## INFORMATION SHOWN
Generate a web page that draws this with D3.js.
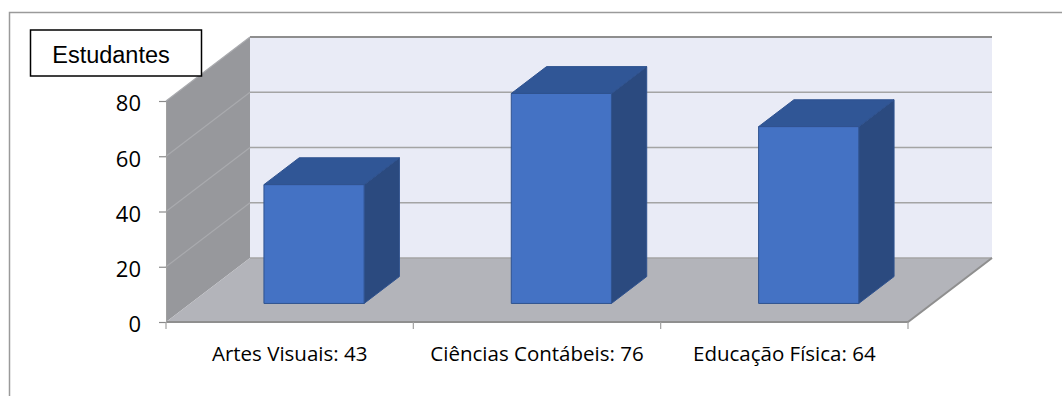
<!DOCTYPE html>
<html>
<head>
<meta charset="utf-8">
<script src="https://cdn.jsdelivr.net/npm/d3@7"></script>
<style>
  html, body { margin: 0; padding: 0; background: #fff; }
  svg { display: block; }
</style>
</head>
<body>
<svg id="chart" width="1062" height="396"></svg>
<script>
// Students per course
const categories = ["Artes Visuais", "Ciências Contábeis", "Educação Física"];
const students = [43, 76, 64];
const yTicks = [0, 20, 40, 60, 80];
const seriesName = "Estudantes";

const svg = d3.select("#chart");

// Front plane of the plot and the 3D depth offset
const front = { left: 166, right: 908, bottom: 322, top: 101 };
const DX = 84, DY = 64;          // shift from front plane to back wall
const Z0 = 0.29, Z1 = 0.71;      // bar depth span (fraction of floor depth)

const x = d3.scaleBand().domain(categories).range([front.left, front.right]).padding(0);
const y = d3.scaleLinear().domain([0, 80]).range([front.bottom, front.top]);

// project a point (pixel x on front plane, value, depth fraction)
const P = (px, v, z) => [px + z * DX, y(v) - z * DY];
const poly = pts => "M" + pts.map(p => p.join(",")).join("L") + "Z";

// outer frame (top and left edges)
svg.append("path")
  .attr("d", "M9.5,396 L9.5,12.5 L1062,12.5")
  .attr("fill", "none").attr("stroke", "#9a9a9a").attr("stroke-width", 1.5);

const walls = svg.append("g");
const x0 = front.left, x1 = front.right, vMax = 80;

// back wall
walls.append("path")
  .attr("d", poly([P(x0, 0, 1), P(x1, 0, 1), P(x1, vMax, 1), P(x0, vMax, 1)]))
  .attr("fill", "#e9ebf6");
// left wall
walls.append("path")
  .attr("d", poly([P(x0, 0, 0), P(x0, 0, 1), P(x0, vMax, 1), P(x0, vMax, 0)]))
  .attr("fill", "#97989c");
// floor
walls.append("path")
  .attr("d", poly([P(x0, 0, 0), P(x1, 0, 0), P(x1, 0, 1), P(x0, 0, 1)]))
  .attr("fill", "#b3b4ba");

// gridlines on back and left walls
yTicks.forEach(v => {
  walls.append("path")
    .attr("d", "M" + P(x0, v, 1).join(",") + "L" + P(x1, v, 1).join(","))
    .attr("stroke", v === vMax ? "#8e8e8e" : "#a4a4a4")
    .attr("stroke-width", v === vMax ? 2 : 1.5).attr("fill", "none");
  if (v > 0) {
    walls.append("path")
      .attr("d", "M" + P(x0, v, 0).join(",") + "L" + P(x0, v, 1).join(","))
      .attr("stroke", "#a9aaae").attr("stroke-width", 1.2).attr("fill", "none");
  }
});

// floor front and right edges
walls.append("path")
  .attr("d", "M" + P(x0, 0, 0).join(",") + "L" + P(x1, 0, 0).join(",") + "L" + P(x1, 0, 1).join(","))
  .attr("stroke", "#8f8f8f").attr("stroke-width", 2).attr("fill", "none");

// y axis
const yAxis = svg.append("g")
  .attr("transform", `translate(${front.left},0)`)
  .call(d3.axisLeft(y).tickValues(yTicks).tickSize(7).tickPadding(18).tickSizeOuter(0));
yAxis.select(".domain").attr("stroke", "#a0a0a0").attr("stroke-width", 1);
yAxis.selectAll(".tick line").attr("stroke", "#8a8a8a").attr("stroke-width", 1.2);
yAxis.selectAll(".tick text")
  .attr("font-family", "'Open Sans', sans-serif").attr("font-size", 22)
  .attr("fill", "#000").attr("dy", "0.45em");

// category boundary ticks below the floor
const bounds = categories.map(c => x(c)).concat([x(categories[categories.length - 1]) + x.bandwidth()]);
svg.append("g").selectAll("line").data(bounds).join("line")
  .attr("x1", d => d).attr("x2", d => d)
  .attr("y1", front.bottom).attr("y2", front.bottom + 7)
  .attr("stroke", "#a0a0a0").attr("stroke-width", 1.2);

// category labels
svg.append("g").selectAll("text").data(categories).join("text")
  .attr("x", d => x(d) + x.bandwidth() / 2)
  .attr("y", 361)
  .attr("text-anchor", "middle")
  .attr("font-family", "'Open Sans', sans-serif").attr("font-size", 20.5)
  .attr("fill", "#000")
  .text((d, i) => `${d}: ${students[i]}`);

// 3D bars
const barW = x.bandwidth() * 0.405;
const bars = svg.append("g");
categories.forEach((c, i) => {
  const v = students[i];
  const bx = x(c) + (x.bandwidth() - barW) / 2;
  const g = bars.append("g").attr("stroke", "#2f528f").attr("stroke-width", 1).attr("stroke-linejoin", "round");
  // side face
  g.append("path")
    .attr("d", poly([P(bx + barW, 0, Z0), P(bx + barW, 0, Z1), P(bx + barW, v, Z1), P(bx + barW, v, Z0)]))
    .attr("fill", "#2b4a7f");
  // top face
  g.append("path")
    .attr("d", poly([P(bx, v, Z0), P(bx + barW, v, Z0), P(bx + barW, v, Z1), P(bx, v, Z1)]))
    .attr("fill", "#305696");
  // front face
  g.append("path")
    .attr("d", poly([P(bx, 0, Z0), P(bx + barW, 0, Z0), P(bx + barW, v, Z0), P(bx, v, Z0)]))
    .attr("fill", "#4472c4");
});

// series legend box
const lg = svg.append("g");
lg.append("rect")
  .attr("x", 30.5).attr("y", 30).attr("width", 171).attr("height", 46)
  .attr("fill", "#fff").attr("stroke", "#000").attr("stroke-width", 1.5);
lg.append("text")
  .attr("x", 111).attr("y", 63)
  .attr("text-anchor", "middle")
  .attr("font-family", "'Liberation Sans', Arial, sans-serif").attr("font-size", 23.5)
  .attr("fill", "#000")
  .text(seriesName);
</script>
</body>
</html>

## GIVEN PROBLEM
Leave out the pictures and retype every line above exactly.

## THE OUTPUT
Generate a web page that draws this with D3.js.
<!DOCTYPE html>
<html>
<head>
<meta charset="utf-8">
<script src="https://cdn.jsdelivr.net/npm/d3@7"></script>
<style>
  html, body { margin: 0; padding: 0; background: #fff; }
  svg { display: block; }
</style>
</head>
<body>
<svg id="chart" width="1062" height="396"></svg>
<script>
// Students per course
const categories = ["Artes Visuais", "Ciências Contábeis", "Educação Física"];
const students = [43, 76, 64];
const yTicks = [0, 20, 40, 60, 80];
const seriesName = "Estudantes";

const svg = d3.select("#chart");

// Front plane of the plot and the 3D depth offset
const front = { left: 166, right: 908, bottom: 322, top: 101 };
const DX = 84, DY = 64;          // shift from front plane to back wall
const Z0 = 0.29, Z1 = 0.71;      // bar depth span (fraction of floor depth)

const x = d3.scaleBand().domain(categories).range([front.left, front.right]).padding(0);
const y = d3.scaleLinear().domain([0, 80]).range([front.bottom, front.top]);

// project a point (pixel x on front plane, value, depth fraction)
const P = (px, v, z) => [px + z * DX, y(v) - z * DY];
const poly = pts => "M" + pts.map(p => p.join(",")).join("L") + "Z";

// outer frame (top and left edges)
svg.append("path")
  .attr("d", "M9.5,396 L9.5,12.5 L1062,12.5")
  .attr("fill", "none").attr("stroke", "#9a9a9a").attr("stroke-width", 1.5);

const walls = svg.append("g");
const x0 = front.left, x1 = front.right, vMax = 80;

// back wall
walls.append("path")
  .attr("d", poly([P(x0, 0, 1), P(x1, 0, 1), P(x1, vMax, 1), P(x0, vMax, 1)]))
  .attr("fill", "#e9ebf6");
// left wall
walls.append("path")
  .attr("d", poly([P(x0, 0, 0), P(x0, 0, 1), P(x0, vMax, 1), P(x0, vMax, 0)]))
  .attr("fill", "#97989c");
// floor
walls.append("path")
  .attr("d", poly([P(x0, 0, 0), P(x1, 0, 0), P(x1, 0, 1), P(x0, 0, 1)]))
  .attr("fill", "#b3b4ba");

// gridlines on back and left walls
yTicks.forEach(v => {
  walls.append("path")
    .attr("d", "M" + P(x0, v, 1).join(",") + "L" + P(x1, v, 1).join(","))
    .attr("stroke", v === vMax ? "#8e8e8e" : "#a4a4a4")
    .attr("stroke-width", v === vMax ? 2 : 1.5).attr("fill", "none");
  if (v > 0) {
    walls.append("path")
      .attr("d", "M" + P(x0, v, 0).join(",") + "L" + P(x0, v, 1).join(","))
      .attr("stroke", "#a9aaae").attr("stroke-width", 1.2).attr("fill", "none");
  }
});

// floor front and right edges
walls.append("path")
  .attr("d", "M" + P(x0, 0, 0).join(",") + "L" + P(x1, 0, 0).join(",") + "L" + P(x1, 0, 1).join(","))
  .attr("stroke", "#8f8f8f").attr("stroke-width", 2).attr("fill", "none");

// y axis
const yAxis = svg.append("g")
  .attr("transform", `translate(${front.left},0)`)
  .call(d3.axisLeft(y).tickValues(yTicks).tickSize(7).tickPadding(18).tickSizeOuter(0));
yAxis.select(".domain").attr("stroke", "#a0a0a0").attr("stroke-width", 1);
yAxis.selectAll(".tick line").attr("stroke", "#8a8a8a").attr("stroke-width", 1.2);
yAxis.selectAll(".tick text")
  .attr("font-family", "'Open Sans', sans-serif").attr("font-size", 22)
  .attr("fill", "#000").attr("dy", "0.45em");

// category boundary ticks below the floor
const bounds = categories.map(c => x(c)).concat([x(categories[categories.length - 1]) + x.bandwidth()]);
svg.append("g").selectAll("line").data(bounds).join("line")
  .attr("x1", d => d).attr("x2", d => d)
  .attr("y1", front.bottom).attr("y2", front.bottom + 7)
  .attr("stroke", "#a0a0a0").attr("stroke-width", 1.2);

// category labels
svg.append("g").selectAll("text").data(categories).join("text")
  .attr("x", d => x(d) + x.bandwidth() / 2)
  .attr("y", 361)
  .attr("text-anchor", "middle")
  .attr("font-family", "'Open Sans', sans-serif").attr("font-size", 20.5)
  .attr("fill", "#000")
  .text((d, i) => `${d}: ${students[i]}`);

// 3D bars
const barW = x.bandwidth() * 0.405;
const bars = svg.append("g");
categories.forEach((c, i) => {
  const v = students[i];
  const bx = x(c) + (x.bandwidth() - barW) / 2;
  const g = bars.append("g").attr("stroke", "#2f528f").attr("stroke-width", 1).attr("stroke-linejoin", "round");
  // side face
  g.append("path")
    .attr("d", poly([P(bx + barW, 0, Z0), P(bx + barW, 0, Z1), P(bx + barW, v, Z1), P(bx + barW, v, Z0)]))
    .attr("fill", "#2b4a7f");
  // top face
  g.append("path")
    .attr("d", poly([P(bx, v, Z0), P(bx + barW, v, Z0), P(bx + barW, v, Z1), P(bx, v, Z1)]))
    .attr("fill", "#305696");
  // front face
  g.append("path")
    .attr("d", poly([P(bx, 0, Z0), P(bx + barW, 0, Z0), P(bx + barW, v, Z0), P(bx, v, Z0)]))
    .attr("fill", "#4472c4");
});

// series legend box
const lg = svg.append("g");
lg.append("rect")
  .attr("x", 30.5).attr("y", 30).attr("width", 171).attr("height", 46)
  .attr("fill", "#fff").attr("stroke", "#000").attr("stroke-width", 1.5);
lg.append("text")
  .attr("x", 111).attr("y", 63)
  .attr("text-anchor", "middle")
  .attr("font-family", "'Liberation Sans', Arial, sans-serif").attr("font-size", 23.5)
  .attr("fill", "#000")
  .text(seriesName);
</script>
</body>
</html>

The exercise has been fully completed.